Sunday, April 13, 2008
Bagamoyo: The Berkelee of Tanzania
A crescent moon of sand reaches gently out into the Indian Ocean as if trying to touch Zanzibar, 20 kilometers to the east. Palm trees with gracefully arced trunks line the beach creating the perfect sunset panorama. Fishermen sit on buckets scaling their fish while women crowd around in their colorful kangas bargaining for the best price. A 15-foot hammerhead was caught today, sprawled on the beach it still seems alive with otherworldly power. A herd of insanely long-horned cattle are driven down the beach and into the surf by a couple of barefoot teenagers. Having never seen cattle on a beach, we asked the locals what was happening.
“They’re going onto the boat.”
“The boys?”
“No, the cows.”
In Norway, picturesque cows dot the mountainsides that crash down into the fjords, and you can imagine that if a Norwegian farmer ever decided to move his cattle by water, he’d have a big iron ship waiting to transport them. But this is Bagamoyo, Tanzania, East Africa, and the boats here are still made the same way they were thousands of years ago. The long wooden dhow with its single sail gave medieval Arabs supremacy over the Red Sea trading routes, and is still used daily along the Swahili coast from Somalia to Mozambique.

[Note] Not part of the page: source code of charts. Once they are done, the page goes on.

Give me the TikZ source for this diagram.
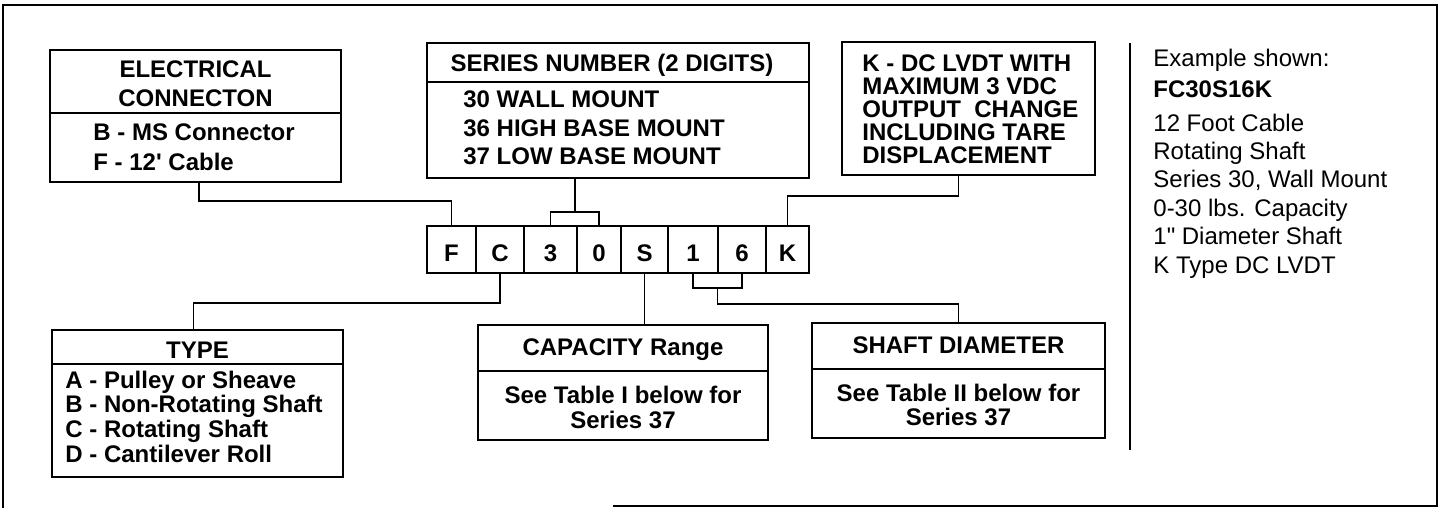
\documentclass[tikz,border=0pt]{standalone}
\usepackage{fontspec}
\setmainfont{Liberation Sans}
\usetikzlibrary{calc}

\begin{document}
\begin{tikzpicture}[x=0.5pt, y=-0.5pt,
  box/.style={draw, line width=0.8pt, inner sep=0pt},
  cell/.style={draw, line width=0.8pt, inner sep=0pt, minimum height=23.5pt,
    text height=12.5pt, text depth=0pt, font=\bfseries\fontsize{12}{14}\selectfont},
  link/.style={line width=0.8pt},
  head/.style={inner sep=0pt, align=center, anchor=base, font=\bfseries\fontsize{12}{14.5}\selectfont},
  body/.style={inner sep=0pt, align=left, anchor=base west, font=\bfseries\fontsize{12}{14.5}\selectfont},
  note/.style={inner sep=0pt, align=left, anchor=base west, font=\fontsize{12}{14.2}\selectfont}]
  \useasboundingbox (0,0) rectangle (1442,508);

  % Frame
  \draw[link] (613,506) -- (1437,506) -- (1437,5) -- (3,5) -- (3,508);
  \draw[link] (1130,43) -- (1130,450);

  % Boxes above the code (multi-line texts sit on their last baseline)
  \node[box, minimum width=145.5pt, minimum height=66pt] (elec) at (195.5,116) {};
  \draw[link] ($(elec.north west)+(0,64)$) -- ($(elec.north east)+(0,64)$);
  \node[head] (elecT) at (elec.north |- 0,107) {ELECTRICAL\\CONNECTON};
  \node[body, font=\bfseries\fontsize{12}{15}\selectfont] (elecB) at (93,170) {B - MS Connector\\F - 12\textquotesingle{} Cable};

  \node[box, minimum width=191pt, minimum height=67.5pt] (ser) at (618,110.5) {};
  \draw[link] ($(ser.north west)+(0,40)$) -- ($(ser.north east)+(0,40)$);
  \node[head] (serT) at (612,72) {SERIES NUMBER (2 DIGITS)};
  \node[body, font=\bfseries\fontsize{12}{14.25}\selectfont] (serB) at (463,165) {30 WALL MOUNT\\36 HIGH BASE MOUNT\\37 LOW BASE MOUNT};

  \node[box, minimum width=126.5pt, minimum height=66.5pt] (kbox) at (968.5,108.5) {};
  \node[body, font=\bfseries\fontsize{12}{11.4}\selectfont] (kT) at (862,163) {K - DC LVDT WITH\\MAXIMUM 3 VDC\\OUTPUT\ \ CHANGE\\INCLUDING TARE\\DISPLACEMENT};

  % Code
  \foreach \ch/\xl/\xr [count=\i] in {F/427/476, C/476/524, 3/524/577, 0/577/621, S/621/668, 1/668/718, 6/718/766, K/766/809}
    \node[cell, minimum width={(\xr-\xl)*0.5pt}] (c\i) at ({(\xl+\xr)/2},249.5) {\ch};

  % Boxes below the code
  \node[box, minimum width=145.5pt, minimum height=73.5pt] (type) at (197.5,403.5) {};
  \draw[link] ($(type.north west)+(0,35)$) -- ($(type.north east)+(0,35)$);
  \node[head] (typeT) at (type.north |- 0,358) {TYPE};
  \node[body, font=\bfseries\fontsize{12}{12.3}\selectfont] (typeB) at (65,462) {A - Pulley or Sheave\\B - Non-Rotating Shaft\\C - Rotating Shaft\\D - Cantilever Roll};

  \node[box, minimum width=145pt, minimum height=57.5pt] (cap) at (623,382.5) {};
  \draw[link] ($(cap.north west)+(0,47)$) -- ($(cap.north east)+(0,47)$);
  \node[head] (capT) at (cap.north |- 0,355) {CAPACITY Range};
  \node[head, font=\bfseries\fontsize{12}{12.5}\selectfont] (capB) at (cap.north |- 0,428) {See Table I below for\\Series 37};

  \node[box, minimum width=146.5pt, minimum height=57.5pt] (shaft) at (958.5,380.5) {};
  \draw[link] ($(shaft.north west)+(0,47)$) -- ($(shaft.north east)+(0,47)$);
  \node[head] (shaftT) at (shaft.north |- 0,353) {SHAFT DIAMETER};
  \node[head, font=\bfseries\fontsize{12}{11.75}\selectfont] (shaftB) at (shaft.north |- 0,425) {See Table II below for\\Series 37};

  % Connectors
  \draw[link] ([xshift=1.75pt]elec.south) -- ++(0,18) -| (c1.north);
  \draw[link] (c3.north) -- ++(0,-13) -| (c4.north);
  \coordinate (serJoin) at ($(c3.north)!0.5!(c4.north)+(0,-13)$);
  \draw[link] (serJoin) -- (serJoin |- ser.south);
  \draw[link] ([xshift=-5pt]kbox.south) -- ++(0,20) -| (c8.north);
  \draw[link] (c2.south) -- ++(0,29) -| ([xshift=-2pt]type.north);
  \draw[link] (c5.south) -- (c5.south |- cap.north);
  \draw[link] (c6.south) -- ++(0,14) -| (c7.south);
  \coordinate (shJoin) at ($(c6.south)!0.5!(c7.south)+(0,14)$);
  \draw[link] (shJoin) -- ++(0,16) -| (shaft.north);

  % Example
  \node[note] (exHead) at (1153,67) {Example shown:};
  \node[note, font=\bfseries\fontsize{12}{14}\selectfont] (exCode) at (1153,98) {FC30S16K};
  \node[note] (exList) at (1153,273) {12 Foot Cable\\Rotating Shaft\\Series 30, Wall Mount\\0-30 lbs. Capacity\\1\textquotedbl{} Diameter Shaft\\K Type DC LVDT};
\end{tikzpicture}
\end{document}
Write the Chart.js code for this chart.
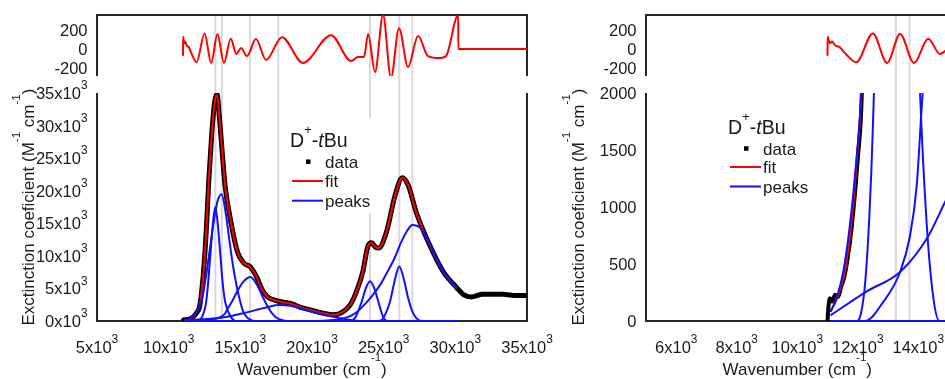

Historically infamous as the starting and ending point of the Arab slave route across Tanzania into Central Africa, Bagamoyo (which means “lay your heart down”) is fast becoming one of our favorite places in Tanzania. We first came here in December on the recommendation of my good friend Jake Thomsen, who found out about Bagamoyo when he came to Tanzania in 1999. Jake took six weeks of drum lessons and was told by his teacher of a music school where the students start their day by drumming on the beach at sunrise, singing into the wind, then diving into the ocean. He then called his parents and said he wouldn’t be returning to Brown for his junior year.
Fortunately for me, Jake came back and taught me how to play the djembe. After college he enrolled at the Berkelee School of Music and I was enticed to move to Boston so I too could play music 8 hours a day. Bagamoyo’s Chuo cha Sanaa (College of Arts - LINK) is Tanzania’s answer to Berkelee. Founded in 1981, it is one of very few arts colleges in all of Africa. Its teachers comprise the Bagamoyo Players, who have performed the music of Tanzania’s 125 ethnic groups at concerts all over the world. For those interested, I highly suggest that you download their 2006 release “Tramo” on iTunes.
Every year, the College of Arts hosts the Bagamoyo Music and Arts Festival (LINK), an event that draws performers from all over Africa and tourists from all over the world. It’s a week of round-the-clock performances and bonfires on the beach, and we’re determined to make it this year. It will be October 14-18, anyone want to join us?!
As if this weren’t enough to make us fall in love with Bagamoyo, it turns out that Norway has been supporting the College of Arts for about a decade now. There is an exchange program for students and teachers of the University of Stavanger to study and work in Bagamoyo, and NORAD (LINK) money helped produce the “Tramo” album. Consequently, many locals know how to say “kjempebra” and “tusen takk,” and we share many a laugh while sitting under the stars at the local café, mixing languages after a day of drumming and singing.